---------- Extracted records
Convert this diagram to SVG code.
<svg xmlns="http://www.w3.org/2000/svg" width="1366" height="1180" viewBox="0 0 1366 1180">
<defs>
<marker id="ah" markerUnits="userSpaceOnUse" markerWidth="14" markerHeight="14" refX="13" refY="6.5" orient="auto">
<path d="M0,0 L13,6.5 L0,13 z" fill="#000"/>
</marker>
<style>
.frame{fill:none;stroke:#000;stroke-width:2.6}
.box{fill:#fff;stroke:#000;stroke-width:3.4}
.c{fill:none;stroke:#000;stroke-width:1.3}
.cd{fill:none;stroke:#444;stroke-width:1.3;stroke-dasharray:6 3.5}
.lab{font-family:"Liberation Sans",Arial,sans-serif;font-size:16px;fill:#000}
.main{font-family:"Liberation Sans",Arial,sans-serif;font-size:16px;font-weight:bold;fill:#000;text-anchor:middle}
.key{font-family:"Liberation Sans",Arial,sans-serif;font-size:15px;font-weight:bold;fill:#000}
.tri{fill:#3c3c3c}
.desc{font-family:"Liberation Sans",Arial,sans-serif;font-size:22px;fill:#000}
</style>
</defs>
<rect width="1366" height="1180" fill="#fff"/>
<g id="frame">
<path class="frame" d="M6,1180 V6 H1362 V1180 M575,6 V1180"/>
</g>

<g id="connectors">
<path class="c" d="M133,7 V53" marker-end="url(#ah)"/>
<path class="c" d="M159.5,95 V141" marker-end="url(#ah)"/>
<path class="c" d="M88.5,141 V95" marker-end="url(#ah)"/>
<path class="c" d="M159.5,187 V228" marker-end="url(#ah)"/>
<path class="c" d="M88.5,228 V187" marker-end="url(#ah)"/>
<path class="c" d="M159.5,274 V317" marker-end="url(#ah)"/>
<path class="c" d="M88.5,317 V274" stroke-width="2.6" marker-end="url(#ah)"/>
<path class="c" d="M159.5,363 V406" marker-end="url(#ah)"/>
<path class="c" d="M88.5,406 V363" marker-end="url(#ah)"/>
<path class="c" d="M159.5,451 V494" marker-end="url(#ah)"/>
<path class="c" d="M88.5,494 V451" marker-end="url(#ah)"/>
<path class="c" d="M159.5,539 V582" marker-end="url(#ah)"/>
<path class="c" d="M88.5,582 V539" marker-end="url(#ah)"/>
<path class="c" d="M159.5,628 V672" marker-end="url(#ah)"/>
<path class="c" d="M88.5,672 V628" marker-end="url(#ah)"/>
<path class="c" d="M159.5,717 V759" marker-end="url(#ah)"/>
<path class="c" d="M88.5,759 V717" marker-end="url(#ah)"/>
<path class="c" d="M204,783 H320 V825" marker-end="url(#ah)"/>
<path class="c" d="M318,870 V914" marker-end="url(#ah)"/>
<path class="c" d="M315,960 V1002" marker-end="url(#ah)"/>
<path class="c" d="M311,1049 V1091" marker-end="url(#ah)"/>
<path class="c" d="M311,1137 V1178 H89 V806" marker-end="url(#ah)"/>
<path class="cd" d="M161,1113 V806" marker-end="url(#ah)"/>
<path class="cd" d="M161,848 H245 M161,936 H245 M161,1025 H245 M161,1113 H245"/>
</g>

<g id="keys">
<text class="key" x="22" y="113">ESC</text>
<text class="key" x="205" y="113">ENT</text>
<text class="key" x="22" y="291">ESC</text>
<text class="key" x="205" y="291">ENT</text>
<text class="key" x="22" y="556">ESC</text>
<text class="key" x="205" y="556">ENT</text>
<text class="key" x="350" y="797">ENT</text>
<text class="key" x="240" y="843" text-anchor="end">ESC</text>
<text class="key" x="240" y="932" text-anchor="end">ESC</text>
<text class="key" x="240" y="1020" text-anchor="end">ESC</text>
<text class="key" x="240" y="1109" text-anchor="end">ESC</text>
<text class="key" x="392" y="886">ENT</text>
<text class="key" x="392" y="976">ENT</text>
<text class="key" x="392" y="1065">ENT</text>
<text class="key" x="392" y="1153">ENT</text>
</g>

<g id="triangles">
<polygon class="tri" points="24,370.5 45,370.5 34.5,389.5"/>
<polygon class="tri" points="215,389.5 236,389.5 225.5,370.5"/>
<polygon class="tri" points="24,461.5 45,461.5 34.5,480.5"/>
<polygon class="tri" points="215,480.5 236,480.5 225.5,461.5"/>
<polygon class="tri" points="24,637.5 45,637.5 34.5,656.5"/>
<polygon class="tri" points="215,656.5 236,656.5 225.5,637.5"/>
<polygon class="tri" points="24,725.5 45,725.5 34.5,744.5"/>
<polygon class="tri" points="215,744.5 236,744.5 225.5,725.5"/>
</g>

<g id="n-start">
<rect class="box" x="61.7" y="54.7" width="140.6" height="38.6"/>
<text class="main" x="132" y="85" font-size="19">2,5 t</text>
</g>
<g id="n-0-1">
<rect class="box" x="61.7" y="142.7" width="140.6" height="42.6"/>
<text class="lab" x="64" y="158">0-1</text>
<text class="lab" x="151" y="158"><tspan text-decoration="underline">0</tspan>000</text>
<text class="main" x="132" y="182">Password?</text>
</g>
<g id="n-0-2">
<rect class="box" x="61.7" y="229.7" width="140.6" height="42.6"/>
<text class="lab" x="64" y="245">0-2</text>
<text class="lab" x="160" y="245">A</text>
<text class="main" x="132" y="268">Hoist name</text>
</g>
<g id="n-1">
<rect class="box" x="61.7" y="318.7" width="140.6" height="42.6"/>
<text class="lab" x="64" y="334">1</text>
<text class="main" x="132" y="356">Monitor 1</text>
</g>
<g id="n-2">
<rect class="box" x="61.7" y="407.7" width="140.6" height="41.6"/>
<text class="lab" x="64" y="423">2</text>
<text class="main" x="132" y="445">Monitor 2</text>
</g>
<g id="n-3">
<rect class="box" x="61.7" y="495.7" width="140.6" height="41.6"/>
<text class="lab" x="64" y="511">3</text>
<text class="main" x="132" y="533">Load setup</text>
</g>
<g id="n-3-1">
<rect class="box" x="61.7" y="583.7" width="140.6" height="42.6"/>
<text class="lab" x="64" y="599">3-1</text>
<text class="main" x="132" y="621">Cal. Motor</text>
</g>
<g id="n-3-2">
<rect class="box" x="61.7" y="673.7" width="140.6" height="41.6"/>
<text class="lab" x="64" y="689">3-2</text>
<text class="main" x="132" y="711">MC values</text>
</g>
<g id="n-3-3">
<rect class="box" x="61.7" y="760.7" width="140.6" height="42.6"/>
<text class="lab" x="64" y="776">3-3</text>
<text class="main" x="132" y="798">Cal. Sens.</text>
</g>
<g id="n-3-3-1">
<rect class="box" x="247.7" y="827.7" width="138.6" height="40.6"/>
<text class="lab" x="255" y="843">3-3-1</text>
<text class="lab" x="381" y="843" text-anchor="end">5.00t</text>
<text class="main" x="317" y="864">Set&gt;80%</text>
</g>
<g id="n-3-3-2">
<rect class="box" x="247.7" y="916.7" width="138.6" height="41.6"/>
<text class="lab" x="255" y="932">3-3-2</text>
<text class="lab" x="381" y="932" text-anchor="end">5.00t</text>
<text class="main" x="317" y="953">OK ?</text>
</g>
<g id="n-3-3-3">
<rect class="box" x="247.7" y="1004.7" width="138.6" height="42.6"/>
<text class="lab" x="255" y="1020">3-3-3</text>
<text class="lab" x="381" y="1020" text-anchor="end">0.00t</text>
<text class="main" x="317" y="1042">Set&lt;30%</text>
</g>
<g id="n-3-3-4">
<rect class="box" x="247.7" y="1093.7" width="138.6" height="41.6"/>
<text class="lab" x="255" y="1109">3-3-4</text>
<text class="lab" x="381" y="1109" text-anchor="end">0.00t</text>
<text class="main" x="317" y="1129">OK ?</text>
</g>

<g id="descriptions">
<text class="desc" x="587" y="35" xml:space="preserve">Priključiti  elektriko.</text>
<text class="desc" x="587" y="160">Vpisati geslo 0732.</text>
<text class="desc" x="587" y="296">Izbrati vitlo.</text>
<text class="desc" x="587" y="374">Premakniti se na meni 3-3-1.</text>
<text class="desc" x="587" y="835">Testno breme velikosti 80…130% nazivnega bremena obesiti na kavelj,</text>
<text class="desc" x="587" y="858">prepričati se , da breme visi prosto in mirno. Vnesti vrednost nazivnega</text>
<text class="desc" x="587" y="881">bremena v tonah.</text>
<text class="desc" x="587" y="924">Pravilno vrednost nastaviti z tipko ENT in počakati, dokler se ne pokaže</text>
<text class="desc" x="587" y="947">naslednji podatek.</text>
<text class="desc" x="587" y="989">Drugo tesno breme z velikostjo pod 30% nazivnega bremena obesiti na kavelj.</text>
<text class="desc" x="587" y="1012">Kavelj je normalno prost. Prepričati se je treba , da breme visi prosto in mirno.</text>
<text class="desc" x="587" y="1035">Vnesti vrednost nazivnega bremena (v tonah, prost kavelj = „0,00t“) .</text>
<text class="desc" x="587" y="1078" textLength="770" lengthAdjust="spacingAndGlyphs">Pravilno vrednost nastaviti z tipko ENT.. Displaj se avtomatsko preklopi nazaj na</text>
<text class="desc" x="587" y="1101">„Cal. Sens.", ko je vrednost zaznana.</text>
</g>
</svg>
--------------------
---------- Extracted records
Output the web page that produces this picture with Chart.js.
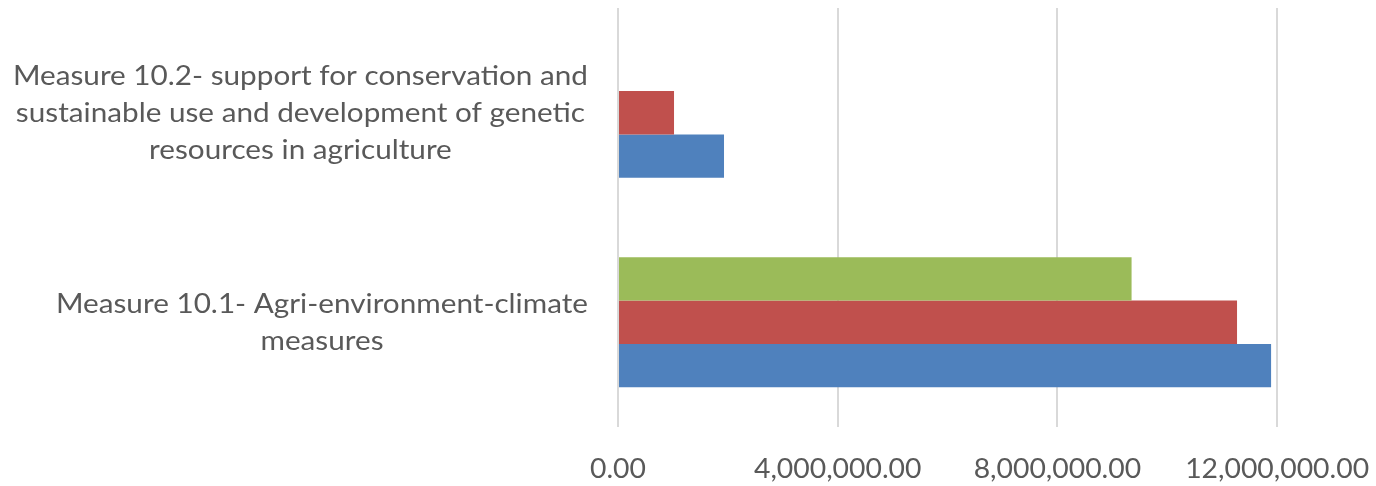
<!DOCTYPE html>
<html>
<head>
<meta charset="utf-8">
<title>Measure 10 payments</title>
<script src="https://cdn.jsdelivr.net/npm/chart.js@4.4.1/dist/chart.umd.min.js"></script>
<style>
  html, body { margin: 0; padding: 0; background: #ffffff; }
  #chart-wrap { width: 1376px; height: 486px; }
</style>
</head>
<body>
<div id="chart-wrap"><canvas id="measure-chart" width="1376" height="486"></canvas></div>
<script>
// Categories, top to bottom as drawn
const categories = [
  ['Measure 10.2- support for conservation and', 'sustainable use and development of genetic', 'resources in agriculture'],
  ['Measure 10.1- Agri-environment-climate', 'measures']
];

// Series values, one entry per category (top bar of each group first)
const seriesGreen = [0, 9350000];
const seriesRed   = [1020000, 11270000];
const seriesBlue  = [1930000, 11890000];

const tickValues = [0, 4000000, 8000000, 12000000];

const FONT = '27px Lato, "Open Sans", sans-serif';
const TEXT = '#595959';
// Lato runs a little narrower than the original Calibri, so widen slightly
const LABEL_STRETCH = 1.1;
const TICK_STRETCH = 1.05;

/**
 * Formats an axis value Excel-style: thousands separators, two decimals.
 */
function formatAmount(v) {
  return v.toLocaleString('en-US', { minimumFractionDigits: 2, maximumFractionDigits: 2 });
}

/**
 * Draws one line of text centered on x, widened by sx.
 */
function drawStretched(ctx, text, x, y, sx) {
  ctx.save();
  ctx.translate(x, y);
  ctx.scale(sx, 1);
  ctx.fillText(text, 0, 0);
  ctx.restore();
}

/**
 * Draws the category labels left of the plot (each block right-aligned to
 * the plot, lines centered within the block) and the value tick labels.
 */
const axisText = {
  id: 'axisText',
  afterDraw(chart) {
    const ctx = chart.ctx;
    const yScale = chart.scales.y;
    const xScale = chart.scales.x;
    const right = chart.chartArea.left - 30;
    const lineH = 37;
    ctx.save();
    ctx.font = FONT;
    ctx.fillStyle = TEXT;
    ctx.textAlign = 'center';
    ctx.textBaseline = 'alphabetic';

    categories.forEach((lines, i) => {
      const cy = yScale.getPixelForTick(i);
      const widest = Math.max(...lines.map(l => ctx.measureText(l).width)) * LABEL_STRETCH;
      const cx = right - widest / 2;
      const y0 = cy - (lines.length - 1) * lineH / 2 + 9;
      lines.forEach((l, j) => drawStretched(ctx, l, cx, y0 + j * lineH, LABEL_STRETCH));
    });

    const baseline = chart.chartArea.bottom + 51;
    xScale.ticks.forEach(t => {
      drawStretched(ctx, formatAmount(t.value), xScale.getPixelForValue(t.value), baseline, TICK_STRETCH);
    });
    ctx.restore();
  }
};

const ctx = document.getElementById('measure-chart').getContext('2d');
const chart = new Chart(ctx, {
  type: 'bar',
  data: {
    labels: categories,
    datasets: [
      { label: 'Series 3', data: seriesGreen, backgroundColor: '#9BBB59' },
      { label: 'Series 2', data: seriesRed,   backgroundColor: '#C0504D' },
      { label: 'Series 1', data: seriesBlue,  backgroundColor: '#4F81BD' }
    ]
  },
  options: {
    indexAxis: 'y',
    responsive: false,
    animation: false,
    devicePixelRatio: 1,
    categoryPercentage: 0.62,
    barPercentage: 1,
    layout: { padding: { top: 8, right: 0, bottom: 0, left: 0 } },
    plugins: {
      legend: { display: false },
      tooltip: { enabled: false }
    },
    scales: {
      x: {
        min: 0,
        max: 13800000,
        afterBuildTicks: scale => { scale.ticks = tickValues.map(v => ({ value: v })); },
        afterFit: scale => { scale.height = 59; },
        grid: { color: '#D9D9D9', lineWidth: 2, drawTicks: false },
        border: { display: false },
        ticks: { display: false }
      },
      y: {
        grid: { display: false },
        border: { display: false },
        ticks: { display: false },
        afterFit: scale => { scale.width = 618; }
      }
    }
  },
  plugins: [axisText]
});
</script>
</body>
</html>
--------------------
(Work to do):
Nothing but the lines above, starting at the line that contains "Output the web" and ending at the line that contains "ctx.textBaseline = 'alphabetic';", should be given again, exactly and without the pictures.

(Exercise solution):
Output the web page that produces this picture with Chart.js.
<!DOCTYPE html>
<html>
<head>
<meta charset="utf-8">
<title>Measure 10 payments</title>
<script src="https://cdn.jsdelivr.net/npm/chart.js@4.4.1/dist/chart.umd.min.js"></script>
<style>
  html, body { margin: 0; padding: 0; background: #ffffff; }
  #chart-wrap { width: 1376px; height: 486px; }
</style>
</head>
<body>
<div id="chart-wrap"><canvas id="measure-chart" width="1376" height="486"></canvas></div>
<script>
// Categories, top to bottom as drawn
const categories = [
  ['Measure 10.2- support for conservation and', 'sustainable use and development of genetic', 'resources in agriculture'],
  ['Measure 10.1- Agri-environment-climate', 'measures']
];

// Series values, one entry per category (top bar of each group first)
const seriesGreen = [0, 9350000];
const seriesRed   = [1020000, 11270000];
const seriesBlue  = [1930000, 11890000];

const tickValues = [0, 4000000, 8000000, 12000000];

const FONT = '27px Lato, "Open Sans", sans-serif';
const TEXT = '#595959';
// Lato runs a little narrower than the original Calibri, so widen slightly
const LABEL_STRETCH = 1.1;
const TICK_STRETCH = 1.05;

/**
 * Formats an axis value Excel-style: thousands separators, two decimals.
 */
function formatAmount(v) {
  return v.toLocaleString('en-US', { minimumFractionDigits: 2, maximumFractionDigits: 2 });
}

/**
 * Draws one line of text centered on x, widened by sx.
 */
function drawStretched(ctx, text, x, y, sx) {
  ctx.save();
  ctx.translate(x, y);
  ctx.scale(sx, 1);
  ctx.fillText(text, 0, 0);
  ctx.restore();
}

/**
 * Draws the category labels left of the plot (each block right-aligned to
 * the plot, lines centered within the block) and the value tick labels.
 */
const axisText = {
  id: 'axisText',
  afterDraw(chart) {
    const ctx = chart.ctx;
    const yScale = chart.scales.y;
    const xScale = chart.scales.x;
    const right = chart.chartArea.left - 30;
    const lineH = 37;
    ctx.save();
    ctx.font = FONT;
    ctx.fillStyle = TEXT;
    ctx.textAlign = 'center';
    ctx.textBaseline = 'alphabetic';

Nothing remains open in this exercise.